INTERNATIONAL SPACE STATION, March 9. /TASS/. Yuri Gagarin's first space flight drastically changed our civilization and his spirit is still cherished by every space conqueror, NASA astronauts told Russian TASS correspondent on board of the International Space Station (ISS).
In an interview on board of the space orbital outpost, astronauts of the National Aeronautics and Space Administration (NASA) Loral O’Hara and Mike Barratt told TASS special reporter cosmonaut Oleg Kononenko that Gagarin’s first flight to the space changed the world.
March 9 marks the 90th anniversary of Yuri Gagarin's birth and Barratt said in this regard that the feat of the Russian pioneer cosmonaut changed the "civilization forever."
"The flight of Yuri Gagarin both shocked and astounded the world, and most importantly changed civilization forever," he told Kononenko. "I was two years old at the time, and this meant that I grew up in a world with a whole new set of possibilities compared with all generations before."
"I have much savored my time in space doing humanity’s work and looking at our beautiful home world, and count myself immensely fortunate," the US astronaut continued. "But to be the very first, as Yuri Alexeyevich [Gagarin] was when so much was unknown and untested, evokes the greatest humility and respect."
"It is an honor to write these words from the International Space Station, only one of Yuri’s many legacies," Barratt added.
NASA astronaut O’Hara said Gagarin was the authentic pioneer of the space exploration.
"Yuri Gagarin epitomizes the spirit of an explorer: competent, confident, humble, brave," she told TASS correspondent Kononenko. "For a short time, he was the only human with the perspective of our planet from space, and his words about Earth’s beauty and fragility continue to resonate."

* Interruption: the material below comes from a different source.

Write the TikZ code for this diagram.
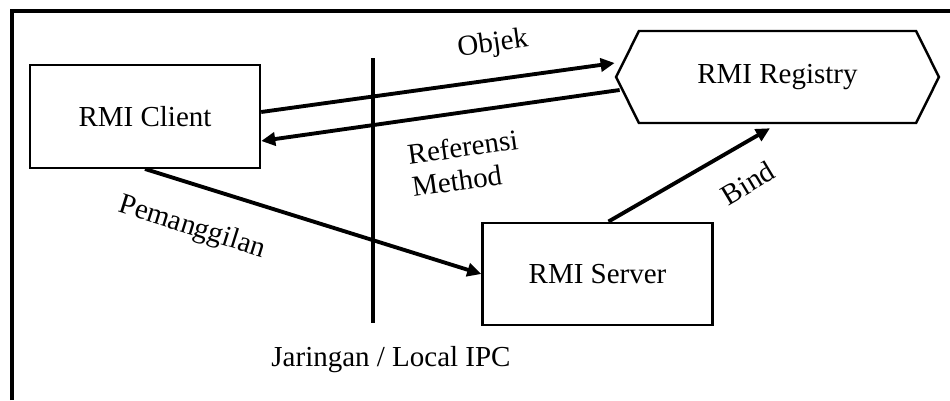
\documentclass[tikz,border=0pt]{standalone}
\usepackage{fontspec}
\setmainfont{Liberation Serif}
\usepackage{tikz}
\usetikzlibrary{arrows.meta}
\usetikzlibrary{shapes.symbols}
\usetikzlibrary{positioning}

\begin{document}
\begin{tikzpicture}[x=0.02cm,y=-0.02cm]
      \fontsize{16.5}{18.5}\selectfont
      \tikzstyle{rmibox}=[draw,line width=1.4pt,minimum width=4.6cm,minimum height=2.05cm]
      \tikzstyle{rmihex}=[draw,line width=1.4pt,signal,signal to=east and west,signal pointer angle=127,minimum width=6.46cm,minimum height=1.84cm,inner sep=0pt]
      \tikzstyle{call}=[line width=2.2pt,-{Triangle[length=8pt,width=7.5pt]}]
      \tikzstyle{lbl}=[inner sep=1pt]

      \useasboundingbox (0,0) rectangle (950,400);
      \draw [line width=2.3pt] (12,400) -- (12,11) -- (950,11);

      \node [rmibox] (client) at (145,116.5) {RMI Client};
      \node [rmibox] (server) at (597.5,274) {RMI Server};
      \node [rmihex] (registry) at (777.5,77) {RMI Registry};

      % garis jaringan
      \coordinate (nettop) at (373,58);
      \coordinate (netbottom) at (373,323);
      \draw [line width=2.3pt] (nettop) -- (netbottom);
      \node [lbl] (netlabel) at (391,360) {Jaringan / Local IPC};

      \draw [call] ([yshift=0.09cm]client.east) -- ([yshift=0.28cm]registry.west);
      \draw [call] ([xshift=0.1cm,yshift=-0.26cm]registry.west) -- ([yshift=-0.49cm]client.east);
      \draw [call] (client.south) -- (server.west);
      \draw [call] ([xshift=0.22cm]server.north) -- ([xshift=-0.15cm,yshift=-0.08cm]registry.south);

      \node [lbl,rotate=8] (objek) at (493,45) {Objek};
      \node [lbl,rotate=8,align=left] (referensi) at (465,163) {Referensi\\Method};
      \node [lbl,rotate=-17.5] (panggil) at (192,228) {Pemanggilan};
      \node [lbl,rotate=31] (bind) at (748,183) {Bind};
\end{tikzpicture}
\end{document}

"His flight proved humans could fly in space, and in doing so, started a journey that led us to the International Space Station today," she said.
"It was an honor to get to walk in his footsteps during our preparation and launch from Baikonur. His spirit lives on today in the cosmonauts, astronauts, and other explorers of Earth and space," Loral O’Hara added.
On April 12, 1961 Soviet cosmonaut Yury Gagarin became the first human to orbit the Earth. His spacecraft Vostok blasted off from the Baikonur cosmodrome to travel around the globe once. Gagarin successfully landed in Russia’s Saratov Region. His flight lasted 108 minutes.
The world’s first cosmonaut died in an air crash while performing a test flight on a MiG-15UTI training fighter jet together with instructor Vladimir Seryogin on March 27, 1968.